DESCRIPTION OF THE TASK:
Go through the listing below and gather every line with the word "matplotlib".

DATASET EXTRACT:
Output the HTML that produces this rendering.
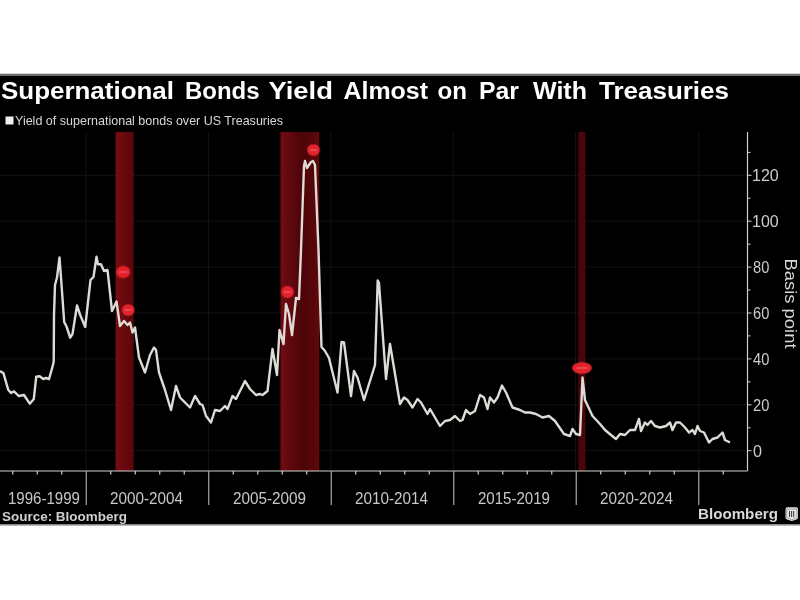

--

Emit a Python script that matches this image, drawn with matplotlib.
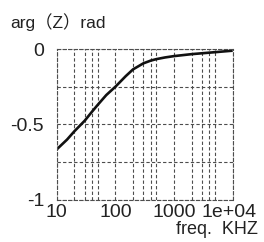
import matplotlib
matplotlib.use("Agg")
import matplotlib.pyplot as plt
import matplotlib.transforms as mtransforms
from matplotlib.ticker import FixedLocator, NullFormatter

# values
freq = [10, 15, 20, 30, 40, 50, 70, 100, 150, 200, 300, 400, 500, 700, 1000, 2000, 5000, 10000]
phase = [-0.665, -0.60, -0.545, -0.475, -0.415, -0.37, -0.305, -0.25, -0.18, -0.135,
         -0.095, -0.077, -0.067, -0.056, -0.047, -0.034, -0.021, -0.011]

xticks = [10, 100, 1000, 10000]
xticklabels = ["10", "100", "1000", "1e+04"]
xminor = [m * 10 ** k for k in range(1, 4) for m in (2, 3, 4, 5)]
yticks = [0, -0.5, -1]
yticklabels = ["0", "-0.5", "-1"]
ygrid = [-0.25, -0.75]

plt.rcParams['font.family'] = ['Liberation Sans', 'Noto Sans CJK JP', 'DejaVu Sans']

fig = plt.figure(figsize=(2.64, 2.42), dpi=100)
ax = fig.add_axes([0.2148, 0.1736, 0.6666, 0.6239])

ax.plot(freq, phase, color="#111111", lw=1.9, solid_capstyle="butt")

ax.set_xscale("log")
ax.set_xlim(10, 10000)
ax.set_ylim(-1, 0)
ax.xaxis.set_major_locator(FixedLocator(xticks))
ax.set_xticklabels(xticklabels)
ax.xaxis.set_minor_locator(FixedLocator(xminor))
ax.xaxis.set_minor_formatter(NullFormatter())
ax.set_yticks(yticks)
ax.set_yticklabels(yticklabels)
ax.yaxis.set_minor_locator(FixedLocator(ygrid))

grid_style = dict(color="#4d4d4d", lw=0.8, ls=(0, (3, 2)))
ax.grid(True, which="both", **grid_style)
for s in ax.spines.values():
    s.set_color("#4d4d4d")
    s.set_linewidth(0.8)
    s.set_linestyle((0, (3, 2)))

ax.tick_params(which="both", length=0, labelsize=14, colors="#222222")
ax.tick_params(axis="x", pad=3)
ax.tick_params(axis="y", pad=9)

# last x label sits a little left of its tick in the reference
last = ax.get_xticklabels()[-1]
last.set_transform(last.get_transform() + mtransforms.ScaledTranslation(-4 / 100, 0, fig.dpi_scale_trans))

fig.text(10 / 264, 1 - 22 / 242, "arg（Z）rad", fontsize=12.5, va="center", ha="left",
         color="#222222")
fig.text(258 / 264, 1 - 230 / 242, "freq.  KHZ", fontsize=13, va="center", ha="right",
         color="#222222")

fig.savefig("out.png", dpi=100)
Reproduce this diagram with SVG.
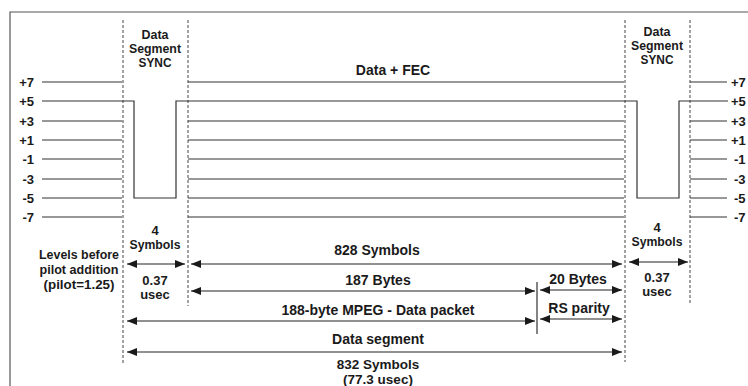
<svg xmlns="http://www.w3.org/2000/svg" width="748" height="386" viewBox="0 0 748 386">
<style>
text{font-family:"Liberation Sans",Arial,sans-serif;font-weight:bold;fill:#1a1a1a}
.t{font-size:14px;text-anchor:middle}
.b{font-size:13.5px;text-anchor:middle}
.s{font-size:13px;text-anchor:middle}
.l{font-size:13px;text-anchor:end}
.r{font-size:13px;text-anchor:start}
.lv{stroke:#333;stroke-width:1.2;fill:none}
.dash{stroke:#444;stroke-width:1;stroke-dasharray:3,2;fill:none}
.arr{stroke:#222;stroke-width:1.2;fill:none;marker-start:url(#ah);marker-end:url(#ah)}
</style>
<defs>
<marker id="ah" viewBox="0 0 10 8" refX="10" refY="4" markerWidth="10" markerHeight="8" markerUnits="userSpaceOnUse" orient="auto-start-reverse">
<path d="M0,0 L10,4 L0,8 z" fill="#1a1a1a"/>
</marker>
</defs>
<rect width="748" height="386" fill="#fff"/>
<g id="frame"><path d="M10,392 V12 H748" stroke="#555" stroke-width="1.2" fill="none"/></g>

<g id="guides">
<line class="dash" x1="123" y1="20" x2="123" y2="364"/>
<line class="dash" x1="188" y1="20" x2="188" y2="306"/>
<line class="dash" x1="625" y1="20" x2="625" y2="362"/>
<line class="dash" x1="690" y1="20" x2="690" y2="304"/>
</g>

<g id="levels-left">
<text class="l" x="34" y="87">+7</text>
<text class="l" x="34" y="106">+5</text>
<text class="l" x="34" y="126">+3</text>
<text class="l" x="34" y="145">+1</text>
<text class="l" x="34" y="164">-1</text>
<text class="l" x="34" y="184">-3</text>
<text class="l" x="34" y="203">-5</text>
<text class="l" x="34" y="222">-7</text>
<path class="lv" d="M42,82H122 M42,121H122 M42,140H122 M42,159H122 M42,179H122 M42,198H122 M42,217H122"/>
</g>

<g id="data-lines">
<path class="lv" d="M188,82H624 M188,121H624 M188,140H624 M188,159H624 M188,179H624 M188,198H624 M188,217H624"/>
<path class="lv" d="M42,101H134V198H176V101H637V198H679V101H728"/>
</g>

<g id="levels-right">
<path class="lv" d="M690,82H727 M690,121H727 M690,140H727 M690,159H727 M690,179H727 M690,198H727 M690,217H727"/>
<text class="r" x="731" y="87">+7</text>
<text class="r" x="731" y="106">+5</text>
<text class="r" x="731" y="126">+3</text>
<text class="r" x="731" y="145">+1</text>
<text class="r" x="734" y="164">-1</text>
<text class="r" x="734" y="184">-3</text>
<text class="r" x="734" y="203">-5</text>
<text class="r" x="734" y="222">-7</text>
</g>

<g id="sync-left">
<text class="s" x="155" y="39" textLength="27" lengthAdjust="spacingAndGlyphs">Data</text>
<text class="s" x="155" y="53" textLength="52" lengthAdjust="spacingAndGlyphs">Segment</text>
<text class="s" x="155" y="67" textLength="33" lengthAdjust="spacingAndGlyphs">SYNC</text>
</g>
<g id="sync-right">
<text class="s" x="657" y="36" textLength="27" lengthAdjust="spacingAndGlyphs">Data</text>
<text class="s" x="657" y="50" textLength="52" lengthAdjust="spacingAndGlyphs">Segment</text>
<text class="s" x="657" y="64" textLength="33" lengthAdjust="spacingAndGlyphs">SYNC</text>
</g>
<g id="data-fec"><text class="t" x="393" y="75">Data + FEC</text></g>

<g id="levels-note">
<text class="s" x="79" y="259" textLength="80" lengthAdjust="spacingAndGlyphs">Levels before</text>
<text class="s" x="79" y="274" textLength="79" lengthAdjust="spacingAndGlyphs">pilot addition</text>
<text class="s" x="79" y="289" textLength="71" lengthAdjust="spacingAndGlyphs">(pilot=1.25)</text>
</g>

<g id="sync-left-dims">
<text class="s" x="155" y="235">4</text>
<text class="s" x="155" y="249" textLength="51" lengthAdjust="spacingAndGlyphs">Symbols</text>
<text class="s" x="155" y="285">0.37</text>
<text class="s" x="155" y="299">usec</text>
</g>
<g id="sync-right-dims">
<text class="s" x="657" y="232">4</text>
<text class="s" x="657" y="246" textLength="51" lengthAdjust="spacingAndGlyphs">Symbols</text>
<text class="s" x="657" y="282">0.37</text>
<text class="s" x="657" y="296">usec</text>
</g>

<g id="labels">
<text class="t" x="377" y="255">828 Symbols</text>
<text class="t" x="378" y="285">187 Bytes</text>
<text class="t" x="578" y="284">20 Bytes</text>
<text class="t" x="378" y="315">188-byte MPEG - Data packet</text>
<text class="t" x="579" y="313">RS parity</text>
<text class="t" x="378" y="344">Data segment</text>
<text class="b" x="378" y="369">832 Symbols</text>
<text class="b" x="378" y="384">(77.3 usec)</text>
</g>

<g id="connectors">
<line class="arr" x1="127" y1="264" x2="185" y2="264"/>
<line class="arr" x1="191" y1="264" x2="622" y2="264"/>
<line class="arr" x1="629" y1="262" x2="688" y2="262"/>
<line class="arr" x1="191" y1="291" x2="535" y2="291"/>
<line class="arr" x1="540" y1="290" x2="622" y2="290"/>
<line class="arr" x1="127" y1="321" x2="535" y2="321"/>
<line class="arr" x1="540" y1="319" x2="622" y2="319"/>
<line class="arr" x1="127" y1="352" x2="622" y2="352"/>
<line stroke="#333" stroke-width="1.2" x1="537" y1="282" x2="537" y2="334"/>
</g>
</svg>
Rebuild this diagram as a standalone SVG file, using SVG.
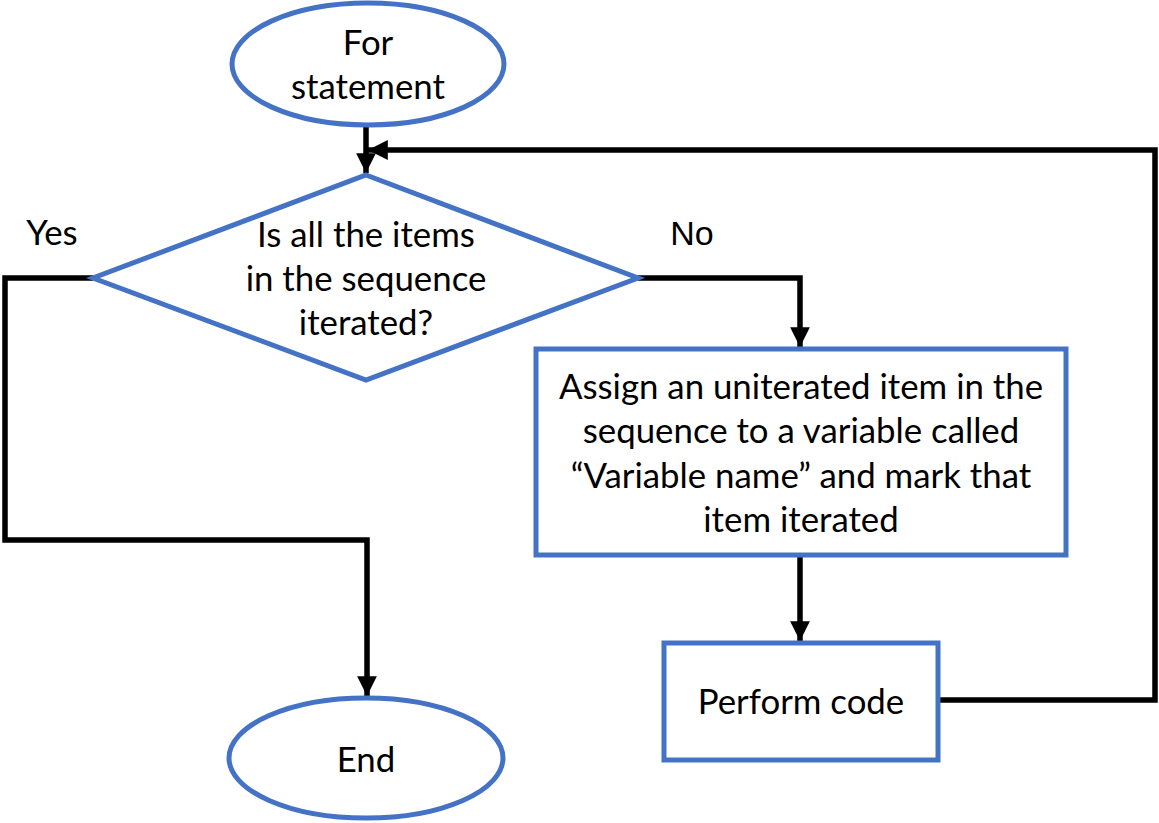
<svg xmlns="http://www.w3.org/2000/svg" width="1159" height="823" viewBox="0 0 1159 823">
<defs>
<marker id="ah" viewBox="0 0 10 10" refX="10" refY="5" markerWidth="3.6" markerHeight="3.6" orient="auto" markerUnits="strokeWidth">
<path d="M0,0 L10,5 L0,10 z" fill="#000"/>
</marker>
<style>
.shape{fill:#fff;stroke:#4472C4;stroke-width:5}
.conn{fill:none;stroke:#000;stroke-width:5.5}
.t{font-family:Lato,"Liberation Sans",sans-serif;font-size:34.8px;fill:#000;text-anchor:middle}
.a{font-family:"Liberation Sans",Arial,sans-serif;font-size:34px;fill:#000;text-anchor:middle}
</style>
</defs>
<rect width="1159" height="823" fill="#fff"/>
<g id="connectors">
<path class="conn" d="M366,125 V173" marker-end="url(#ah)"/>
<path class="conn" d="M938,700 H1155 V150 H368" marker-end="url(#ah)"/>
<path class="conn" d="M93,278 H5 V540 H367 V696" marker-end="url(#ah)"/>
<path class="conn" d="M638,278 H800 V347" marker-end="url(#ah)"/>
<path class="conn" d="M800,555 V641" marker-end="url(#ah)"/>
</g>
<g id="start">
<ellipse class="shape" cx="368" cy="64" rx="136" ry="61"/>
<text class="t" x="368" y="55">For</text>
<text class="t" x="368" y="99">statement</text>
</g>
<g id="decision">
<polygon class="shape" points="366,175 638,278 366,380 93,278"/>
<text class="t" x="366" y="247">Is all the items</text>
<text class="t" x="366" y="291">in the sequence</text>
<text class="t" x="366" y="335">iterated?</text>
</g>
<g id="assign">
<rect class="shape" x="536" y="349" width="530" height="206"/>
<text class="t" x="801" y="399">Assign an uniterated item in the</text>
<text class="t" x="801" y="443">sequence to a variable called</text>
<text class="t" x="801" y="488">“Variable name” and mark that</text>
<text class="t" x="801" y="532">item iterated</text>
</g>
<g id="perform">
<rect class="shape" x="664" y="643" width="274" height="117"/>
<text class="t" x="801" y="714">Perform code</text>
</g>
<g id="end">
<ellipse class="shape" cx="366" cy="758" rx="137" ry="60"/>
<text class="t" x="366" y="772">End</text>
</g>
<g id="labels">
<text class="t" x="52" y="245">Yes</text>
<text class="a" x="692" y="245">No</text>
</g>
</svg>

--

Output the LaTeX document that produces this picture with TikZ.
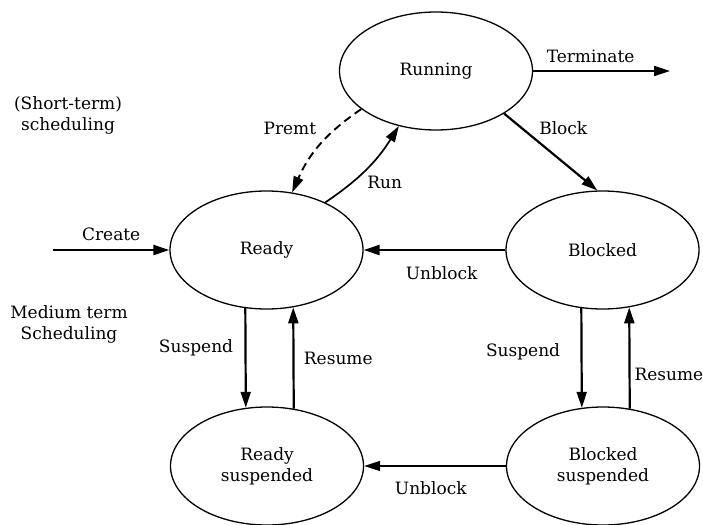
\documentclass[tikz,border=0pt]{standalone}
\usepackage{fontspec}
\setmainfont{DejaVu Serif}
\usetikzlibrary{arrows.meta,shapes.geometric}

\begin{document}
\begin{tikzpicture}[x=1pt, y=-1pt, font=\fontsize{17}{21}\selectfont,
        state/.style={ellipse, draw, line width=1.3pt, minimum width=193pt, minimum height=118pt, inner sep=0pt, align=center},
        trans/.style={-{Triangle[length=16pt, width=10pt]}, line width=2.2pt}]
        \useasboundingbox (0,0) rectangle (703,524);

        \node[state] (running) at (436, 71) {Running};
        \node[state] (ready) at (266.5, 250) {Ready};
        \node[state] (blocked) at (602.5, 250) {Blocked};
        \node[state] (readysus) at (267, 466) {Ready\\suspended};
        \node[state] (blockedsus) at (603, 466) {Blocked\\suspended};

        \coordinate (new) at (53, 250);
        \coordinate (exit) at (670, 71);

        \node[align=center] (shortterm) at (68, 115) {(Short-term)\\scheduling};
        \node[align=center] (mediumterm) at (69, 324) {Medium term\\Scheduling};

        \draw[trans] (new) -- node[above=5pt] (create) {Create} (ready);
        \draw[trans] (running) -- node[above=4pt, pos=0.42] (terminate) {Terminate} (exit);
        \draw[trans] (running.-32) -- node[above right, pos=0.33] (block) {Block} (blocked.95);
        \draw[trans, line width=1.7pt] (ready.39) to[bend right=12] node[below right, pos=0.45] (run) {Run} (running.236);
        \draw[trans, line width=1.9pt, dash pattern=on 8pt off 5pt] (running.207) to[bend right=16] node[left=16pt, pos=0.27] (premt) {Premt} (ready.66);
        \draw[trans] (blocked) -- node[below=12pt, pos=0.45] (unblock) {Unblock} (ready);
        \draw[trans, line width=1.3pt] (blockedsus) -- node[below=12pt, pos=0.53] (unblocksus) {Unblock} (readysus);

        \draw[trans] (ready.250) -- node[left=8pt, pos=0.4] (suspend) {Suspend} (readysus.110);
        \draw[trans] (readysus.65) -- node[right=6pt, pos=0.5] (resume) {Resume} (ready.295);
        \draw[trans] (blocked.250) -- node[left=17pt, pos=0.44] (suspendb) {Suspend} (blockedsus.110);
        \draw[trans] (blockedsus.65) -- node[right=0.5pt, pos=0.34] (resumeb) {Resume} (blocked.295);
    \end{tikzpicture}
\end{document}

RESPONSE BELOW:
Emit a Python script that matches this image, drawn with matplotlib.
import matplotlib
matplotlib.use("Agg")
import matplotlib.pyplot as plt
import matplotlib.transforms as mtransforms
from matplotlib.ticker import FixedLocator, NullFormatter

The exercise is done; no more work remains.